Aim: Below are some records. Output the lines from the first one through the line that holds "1.630, 1.642, 1.652]", exactly as written, with no pictures.

Recorded data:
┏━━

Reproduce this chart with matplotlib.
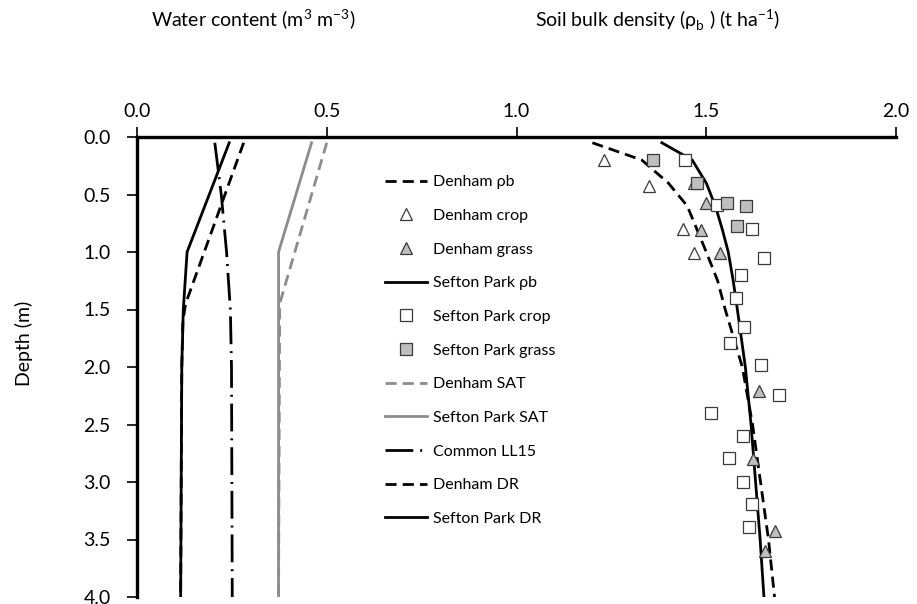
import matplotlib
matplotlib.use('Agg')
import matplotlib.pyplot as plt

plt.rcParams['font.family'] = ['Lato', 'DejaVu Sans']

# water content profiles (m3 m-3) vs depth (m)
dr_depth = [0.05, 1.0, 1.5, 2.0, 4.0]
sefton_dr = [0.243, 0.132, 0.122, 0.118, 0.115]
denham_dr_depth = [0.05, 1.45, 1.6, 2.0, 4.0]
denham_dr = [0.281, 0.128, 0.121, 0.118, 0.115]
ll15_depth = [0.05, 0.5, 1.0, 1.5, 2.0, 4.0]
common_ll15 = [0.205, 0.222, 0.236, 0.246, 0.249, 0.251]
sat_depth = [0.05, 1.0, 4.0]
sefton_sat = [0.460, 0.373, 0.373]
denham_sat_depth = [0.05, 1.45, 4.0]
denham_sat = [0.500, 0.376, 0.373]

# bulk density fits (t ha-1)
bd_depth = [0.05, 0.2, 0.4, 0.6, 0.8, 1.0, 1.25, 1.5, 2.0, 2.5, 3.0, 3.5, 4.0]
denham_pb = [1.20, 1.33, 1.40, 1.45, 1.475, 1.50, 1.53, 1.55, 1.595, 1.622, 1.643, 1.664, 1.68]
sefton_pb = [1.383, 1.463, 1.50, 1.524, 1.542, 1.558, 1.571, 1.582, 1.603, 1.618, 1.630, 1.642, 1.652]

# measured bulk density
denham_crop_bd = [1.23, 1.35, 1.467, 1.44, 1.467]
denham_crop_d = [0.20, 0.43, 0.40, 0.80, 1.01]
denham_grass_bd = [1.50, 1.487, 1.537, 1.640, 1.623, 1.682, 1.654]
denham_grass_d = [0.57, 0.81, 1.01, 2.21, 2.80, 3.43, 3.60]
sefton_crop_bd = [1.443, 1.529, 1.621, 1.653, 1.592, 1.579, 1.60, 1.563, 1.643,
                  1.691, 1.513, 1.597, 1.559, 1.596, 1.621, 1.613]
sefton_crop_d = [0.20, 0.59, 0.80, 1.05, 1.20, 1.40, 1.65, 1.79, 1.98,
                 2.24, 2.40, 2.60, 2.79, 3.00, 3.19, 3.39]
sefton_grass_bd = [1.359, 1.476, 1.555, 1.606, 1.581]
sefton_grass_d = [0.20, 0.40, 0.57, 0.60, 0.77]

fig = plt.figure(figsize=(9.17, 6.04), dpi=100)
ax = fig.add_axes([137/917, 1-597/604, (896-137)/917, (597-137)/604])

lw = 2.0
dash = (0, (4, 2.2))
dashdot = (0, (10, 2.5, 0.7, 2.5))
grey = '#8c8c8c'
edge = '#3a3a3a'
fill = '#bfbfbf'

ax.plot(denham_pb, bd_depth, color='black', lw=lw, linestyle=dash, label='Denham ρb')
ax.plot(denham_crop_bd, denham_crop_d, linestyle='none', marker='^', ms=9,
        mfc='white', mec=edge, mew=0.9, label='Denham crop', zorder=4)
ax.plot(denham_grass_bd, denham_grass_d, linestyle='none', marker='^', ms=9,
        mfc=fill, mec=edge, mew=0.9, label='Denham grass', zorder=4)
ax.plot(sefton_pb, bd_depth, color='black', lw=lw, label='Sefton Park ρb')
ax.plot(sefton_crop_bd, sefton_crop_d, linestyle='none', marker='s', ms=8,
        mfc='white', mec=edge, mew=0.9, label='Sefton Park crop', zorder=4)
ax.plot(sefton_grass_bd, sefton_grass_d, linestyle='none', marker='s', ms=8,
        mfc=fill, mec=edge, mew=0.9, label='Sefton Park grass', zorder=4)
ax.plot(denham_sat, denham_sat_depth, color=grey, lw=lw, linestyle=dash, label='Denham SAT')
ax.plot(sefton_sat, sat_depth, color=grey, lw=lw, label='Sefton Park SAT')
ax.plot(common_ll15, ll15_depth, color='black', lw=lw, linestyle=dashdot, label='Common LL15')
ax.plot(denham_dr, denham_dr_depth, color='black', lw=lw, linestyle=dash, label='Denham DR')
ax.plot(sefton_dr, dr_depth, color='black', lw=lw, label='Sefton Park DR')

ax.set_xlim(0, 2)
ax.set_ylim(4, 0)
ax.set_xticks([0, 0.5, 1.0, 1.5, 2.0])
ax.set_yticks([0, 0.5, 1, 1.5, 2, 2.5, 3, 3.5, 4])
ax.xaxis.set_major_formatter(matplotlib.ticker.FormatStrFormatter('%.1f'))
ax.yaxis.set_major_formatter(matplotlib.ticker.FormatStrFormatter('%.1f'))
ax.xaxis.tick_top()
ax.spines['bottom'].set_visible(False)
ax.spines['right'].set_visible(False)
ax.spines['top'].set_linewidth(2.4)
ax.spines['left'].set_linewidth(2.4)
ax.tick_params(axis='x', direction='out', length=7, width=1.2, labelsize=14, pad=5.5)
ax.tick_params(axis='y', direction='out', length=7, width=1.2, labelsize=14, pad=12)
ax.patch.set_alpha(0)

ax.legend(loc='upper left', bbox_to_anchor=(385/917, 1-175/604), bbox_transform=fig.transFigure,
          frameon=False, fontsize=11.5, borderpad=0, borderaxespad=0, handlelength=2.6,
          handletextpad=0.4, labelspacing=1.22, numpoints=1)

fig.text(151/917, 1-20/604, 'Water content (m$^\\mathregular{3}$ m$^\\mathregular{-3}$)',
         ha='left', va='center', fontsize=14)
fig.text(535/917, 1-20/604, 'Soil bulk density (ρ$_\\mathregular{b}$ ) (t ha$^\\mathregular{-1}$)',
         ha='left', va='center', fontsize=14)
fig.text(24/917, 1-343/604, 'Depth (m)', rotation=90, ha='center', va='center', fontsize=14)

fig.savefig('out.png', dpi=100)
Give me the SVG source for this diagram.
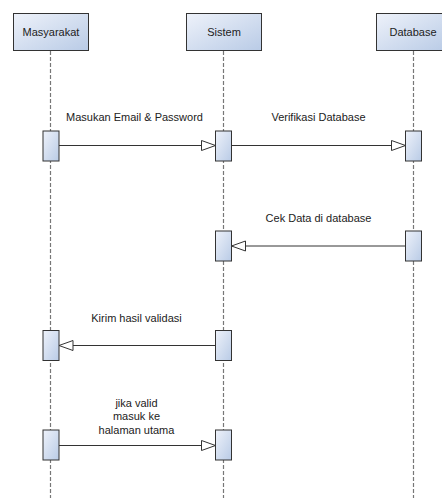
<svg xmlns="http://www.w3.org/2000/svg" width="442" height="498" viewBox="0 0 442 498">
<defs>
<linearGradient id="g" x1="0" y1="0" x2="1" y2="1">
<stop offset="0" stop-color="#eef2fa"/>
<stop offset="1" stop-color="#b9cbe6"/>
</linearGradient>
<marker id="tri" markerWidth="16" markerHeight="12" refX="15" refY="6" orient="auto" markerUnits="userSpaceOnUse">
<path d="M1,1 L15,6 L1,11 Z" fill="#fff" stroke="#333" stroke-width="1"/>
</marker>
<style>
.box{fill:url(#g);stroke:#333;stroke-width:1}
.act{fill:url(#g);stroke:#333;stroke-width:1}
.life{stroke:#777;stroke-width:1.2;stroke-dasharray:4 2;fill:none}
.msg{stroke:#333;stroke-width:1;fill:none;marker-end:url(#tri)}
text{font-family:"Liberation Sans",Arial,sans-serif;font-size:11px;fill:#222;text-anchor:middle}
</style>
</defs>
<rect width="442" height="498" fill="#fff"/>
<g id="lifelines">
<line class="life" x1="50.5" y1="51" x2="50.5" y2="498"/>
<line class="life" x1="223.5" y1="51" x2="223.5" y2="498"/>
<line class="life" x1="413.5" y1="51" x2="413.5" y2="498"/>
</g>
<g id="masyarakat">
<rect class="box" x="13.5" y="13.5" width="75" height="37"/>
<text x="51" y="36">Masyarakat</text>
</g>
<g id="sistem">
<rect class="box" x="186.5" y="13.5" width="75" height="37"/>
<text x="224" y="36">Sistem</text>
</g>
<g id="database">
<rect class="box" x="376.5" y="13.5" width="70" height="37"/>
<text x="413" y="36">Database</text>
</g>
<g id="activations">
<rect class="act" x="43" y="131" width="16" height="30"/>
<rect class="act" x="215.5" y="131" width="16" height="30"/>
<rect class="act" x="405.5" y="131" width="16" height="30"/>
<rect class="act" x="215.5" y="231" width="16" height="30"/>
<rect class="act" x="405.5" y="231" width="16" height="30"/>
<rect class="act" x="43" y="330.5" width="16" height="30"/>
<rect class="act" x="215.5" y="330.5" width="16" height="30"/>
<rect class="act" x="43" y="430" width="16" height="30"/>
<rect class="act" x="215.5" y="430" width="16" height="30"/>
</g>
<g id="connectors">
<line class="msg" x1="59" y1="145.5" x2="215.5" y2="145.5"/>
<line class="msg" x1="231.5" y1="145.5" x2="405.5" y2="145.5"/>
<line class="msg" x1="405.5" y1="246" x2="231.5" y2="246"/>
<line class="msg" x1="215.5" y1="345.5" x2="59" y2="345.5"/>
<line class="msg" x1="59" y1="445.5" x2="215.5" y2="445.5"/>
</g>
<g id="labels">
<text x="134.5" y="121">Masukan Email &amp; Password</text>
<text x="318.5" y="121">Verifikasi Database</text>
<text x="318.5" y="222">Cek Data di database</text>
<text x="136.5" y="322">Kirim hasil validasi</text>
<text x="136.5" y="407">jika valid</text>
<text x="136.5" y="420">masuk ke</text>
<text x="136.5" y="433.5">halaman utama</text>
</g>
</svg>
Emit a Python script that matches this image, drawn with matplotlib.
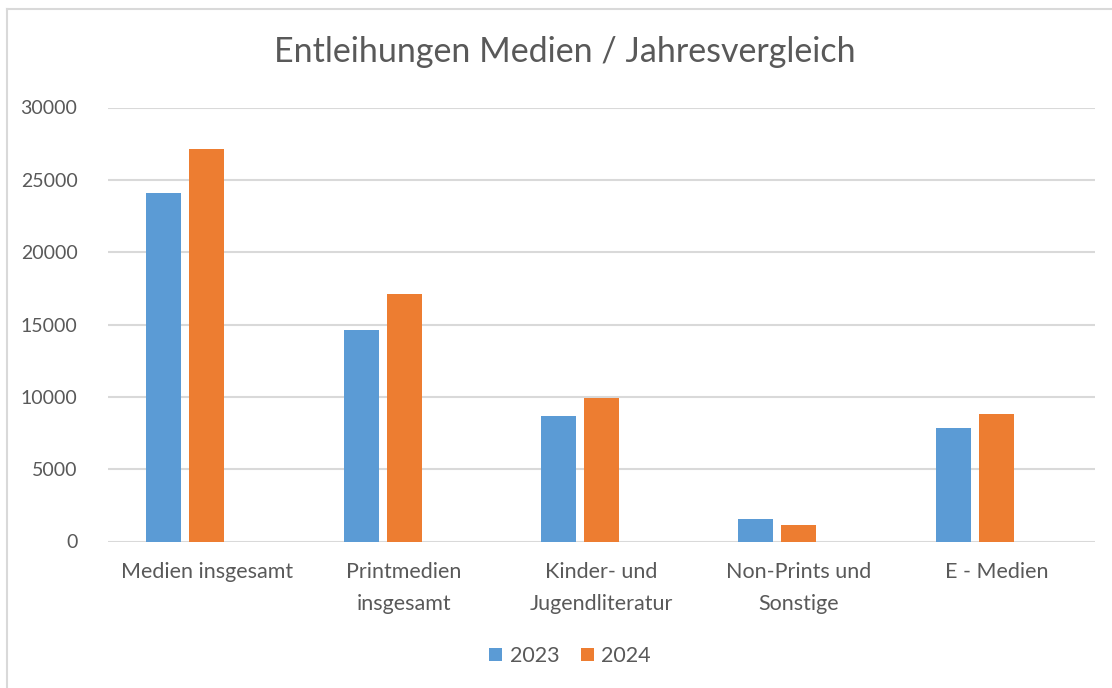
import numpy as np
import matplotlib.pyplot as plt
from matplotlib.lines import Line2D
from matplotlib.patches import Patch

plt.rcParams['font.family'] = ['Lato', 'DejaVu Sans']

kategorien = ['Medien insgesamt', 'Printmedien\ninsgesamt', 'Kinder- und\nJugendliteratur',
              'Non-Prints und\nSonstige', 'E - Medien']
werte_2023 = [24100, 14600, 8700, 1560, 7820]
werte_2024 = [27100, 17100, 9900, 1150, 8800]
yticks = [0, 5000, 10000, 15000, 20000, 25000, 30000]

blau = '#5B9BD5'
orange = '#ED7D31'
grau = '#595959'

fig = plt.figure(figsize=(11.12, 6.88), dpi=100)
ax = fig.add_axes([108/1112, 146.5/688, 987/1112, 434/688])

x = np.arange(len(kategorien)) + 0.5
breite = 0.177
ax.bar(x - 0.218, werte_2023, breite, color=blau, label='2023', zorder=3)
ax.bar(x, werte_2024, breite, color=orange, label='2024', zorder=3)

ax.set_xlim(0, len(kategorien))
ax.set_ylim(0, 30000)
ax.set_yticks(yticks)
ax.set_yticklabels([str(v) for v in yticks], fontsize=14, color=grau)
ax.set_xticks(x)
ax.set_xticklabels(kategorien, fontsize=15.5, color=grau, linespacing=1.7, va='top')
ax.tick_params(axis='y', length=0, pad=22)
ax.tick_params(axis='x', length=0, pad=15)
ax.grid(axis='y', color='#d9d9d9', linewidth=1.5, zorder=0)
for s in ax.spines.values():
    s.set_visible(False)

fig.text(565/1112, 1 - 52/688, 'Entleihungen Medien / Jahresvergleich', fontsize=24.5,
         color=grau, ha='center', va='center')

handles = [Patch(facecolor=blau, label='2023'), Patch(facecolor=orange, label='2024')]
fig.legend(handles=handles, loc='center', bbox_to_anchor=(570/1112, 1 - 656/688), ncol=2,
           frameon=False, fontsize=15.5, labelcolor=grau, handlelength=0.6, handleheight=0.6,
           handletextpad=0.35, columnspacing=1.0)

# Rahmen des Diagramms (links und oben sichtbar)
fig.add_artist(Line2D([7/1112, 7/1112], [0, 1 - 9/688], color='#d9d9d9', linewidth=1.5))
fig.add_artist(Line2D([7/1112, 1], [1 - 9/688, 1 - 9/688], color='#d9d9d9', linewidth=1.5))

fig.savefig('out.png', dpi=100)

┗━━

Final result:
Reproduce this chart with matplotlib.
import matplotlib
matplotlib.use('Agg')
import matplotlib.pyplot as plt

plt.rcParams['font.family'] = ['Lato', 'DejaVu Sans']

# water content profiles (m3 m-3) vs depth (m)
dr_depth = [0.05, 1.0, 1.5, 2.0, 4.0]
sefton_dr = [0.243, 0.132, 0.122, 0.118, 0.115]
denham_dr_depth = [0.05, 1.45, 1.6, 2.0, 4.0]
denham_dr = [0.281, 0.128, 0.121, 0.118, 0.115]
ll15_depth = [0.05, 0.5, 1.0, 1.5, 2.0, 4.0]
common_ll15 = [0.205, 0.222, 0.236, 0.246, 0.249, 0.251]
sat_depth = [0.05, 1.0, 4.0]
sefton_sat = [0.460, 0.373, 0.373]
denham_sat_depth = [0.05, 1.45, 4.0]
denham_sat = [0.500, 0.376, 0.373]

# bulk density fits (t ha-1)
bd_depth = [0.05, 0.2, 0.4, 0.6, 0.8, 1.0, 1.25, 1.5, 2.0, 2.5, 3.0, 3.5, 4.0]
denham_pb = [1.20, 1.33, 1.40, 1.45, 1.475, 1.50, 1.53, 1.55, 1.595, 1.622, 1.643, 1.664, 1.68]
sefton_pb = [1.383, 1.463, 1.50, 1.524, 1.542, 1.558, 1.571, 1.582, 1.603, 1.618, 1.630, 1.642, 1.652]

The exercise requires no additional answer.